A day after being declared the winner of the elections, the president of Chad died while visiting his troops on the front lines of the fighting against rebels in the north. In power for 30 years, Idriss Déby was considered an unwavering ally of the West in the fight against jihadist groups. One of his sons will lead a transitional military council.
The president of Chad died this Tuesday, April 20. Idriss Déby Itno, who ruled the Central African nation for more than three decades, died from the seriousness of his injuries while commanding the Army in the north of the country; where a war is waged against rebel factions, as announced by the military institution.
“The President of the Republic, Idriss Déby Itno, has just breathed his last while defending territorial integrity on the battlefield,” said the army spokesman, General Azem Bermandoa Agouna.
The surprising announcement came just hours after election officials declared Déby the winner of the April 11 presidential election, paving the way for him to remain in power for six more years.
The exact cause of his death is not yet clear, but a European diplomatic source said he had been killed.
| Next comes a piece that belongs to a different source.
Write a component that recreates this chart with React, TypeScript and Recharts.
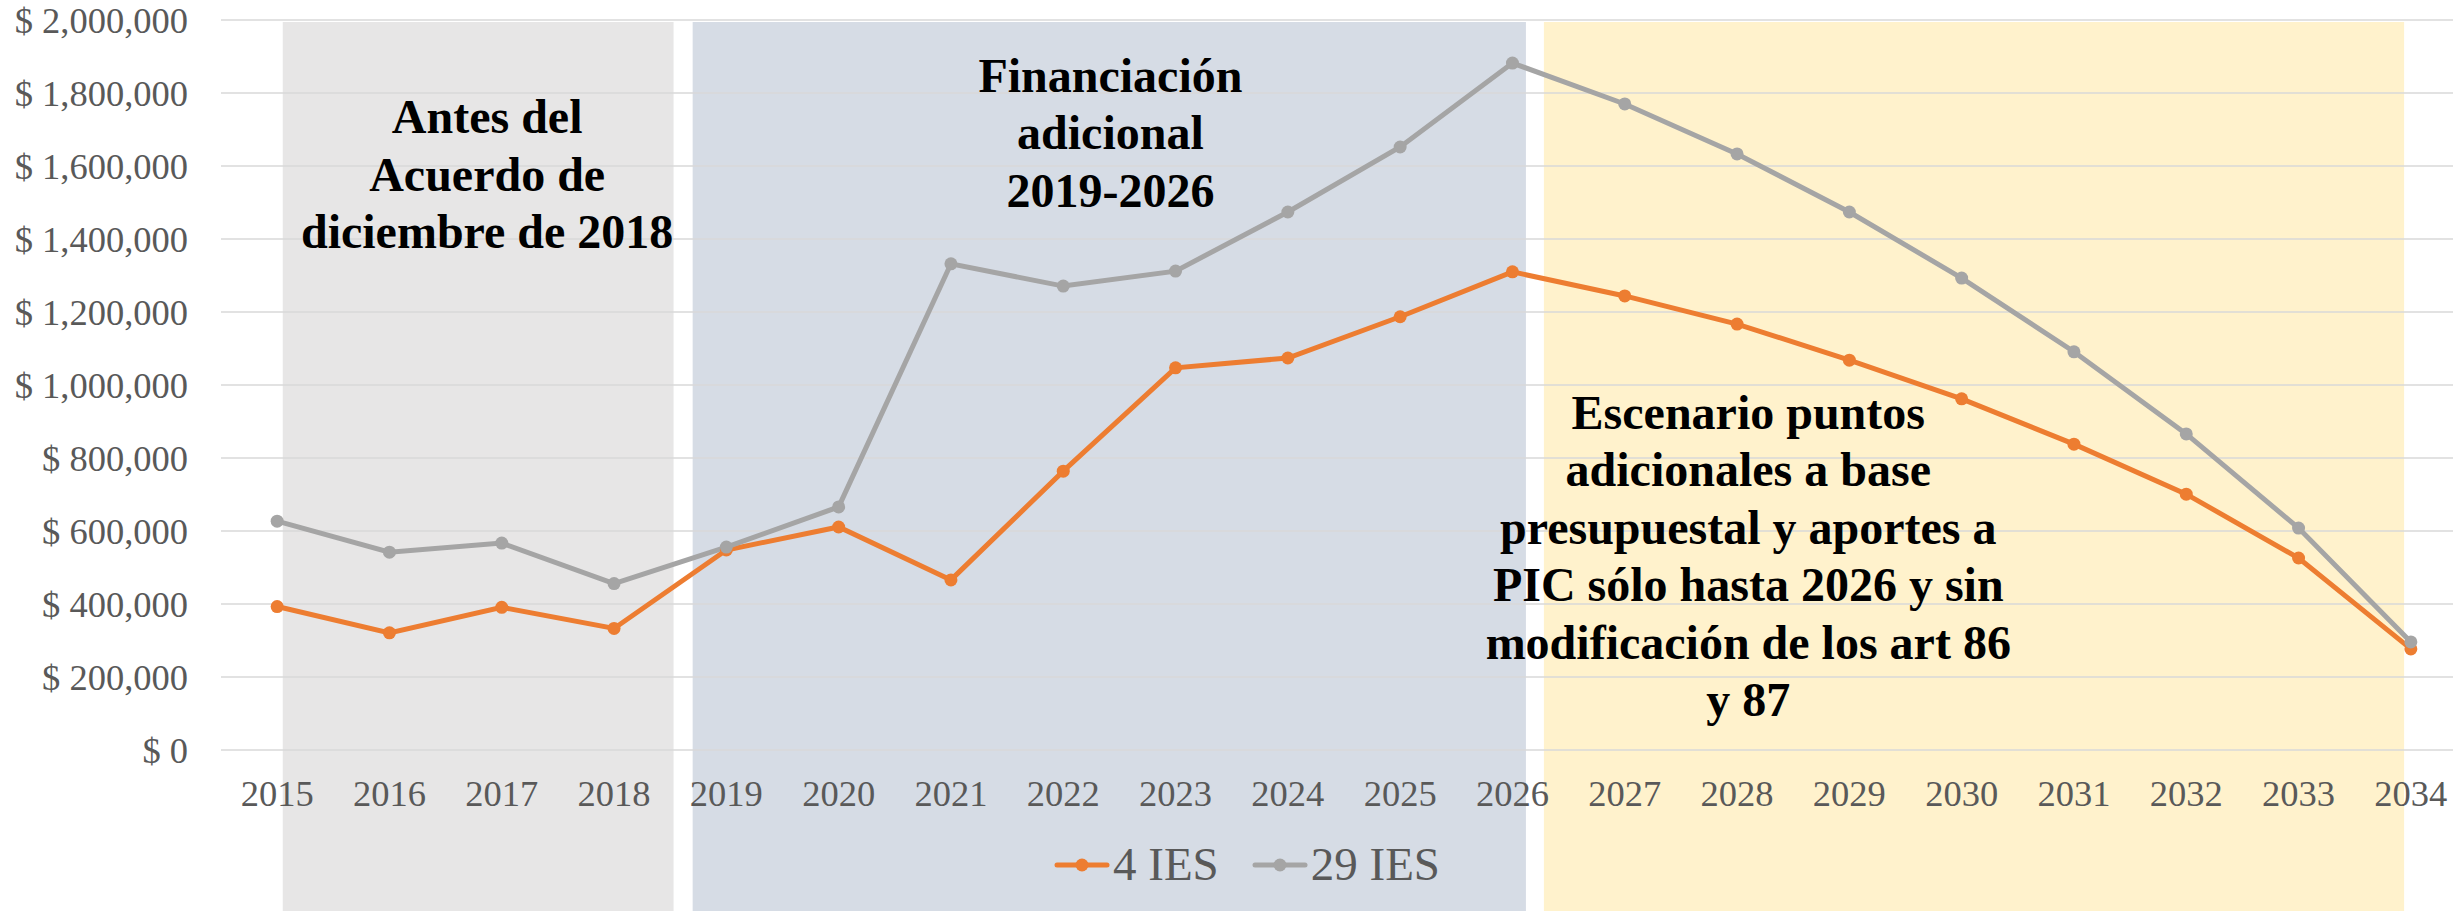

Some ministers had said on Monday that the head of state had visited the front this weekend where the army was confronting a column of rebels that had launched an offensive from rear bases in Libya on election day.
The rebels, whom the army claimed to have defeated in the fighting, said in a statement that Idriss Déby had been wounded, but the information was not confirmed by official sources.
A transitional military council led by one of his sons
Immediately after the announcement, Déby’s son, Mahamat Idriss Déby Itno, was appointed interim president by a transitional military council.
The 37-year-old general and commander of the presidential guard will thus head a military council in charge of replacing the late president for 18 months, as announced by the Army, which also imposed a night curfew starting at 6:00 p.m.
“An appeal is launched for dialogue and peace to all Chadians in the country and abroad to continue building the country together,” said spokesman Azem Bermendao Agouna, surrounded by several officials.
“The National Transitional Council assures the Chadian people that all measures have been taken to guarantee peace, security and republican order,” he added.
Déby, a faithful ally of France in the Sahel
Idriss Déby, 68, came to power after a rebellion in 1990. He has been one of the longest-serving leaders in Africa. Over the years, he has survived numerous armed rebellions and has managed to stay in power until this latest insurgency led by a group calling itself the ‘Front for Change and Concord in Chad’. These rebels are believed to have armed and trained in neighboring Libya before crossing into northern Chad on April 11.
Déby faced growing public discontent over his management of Chad’s oil wealth and repression against his opponents. However, in the election results announced Monday, Deby got 79% of the vote. “I know in advance that I am going to win, as I have done in the last 30 years,” said the president before the elections.
His death is a blow to France, which viewed Déby as an important ally in the fight against Islamic extremism in Africa. In fact, the European country had based its counterterrorism operations in the Sahel in the Chadian capital, N’Djamena.
Déby’s son, Mahamat, has been one of the main commanders of the Chadian forces participating in that international alliance.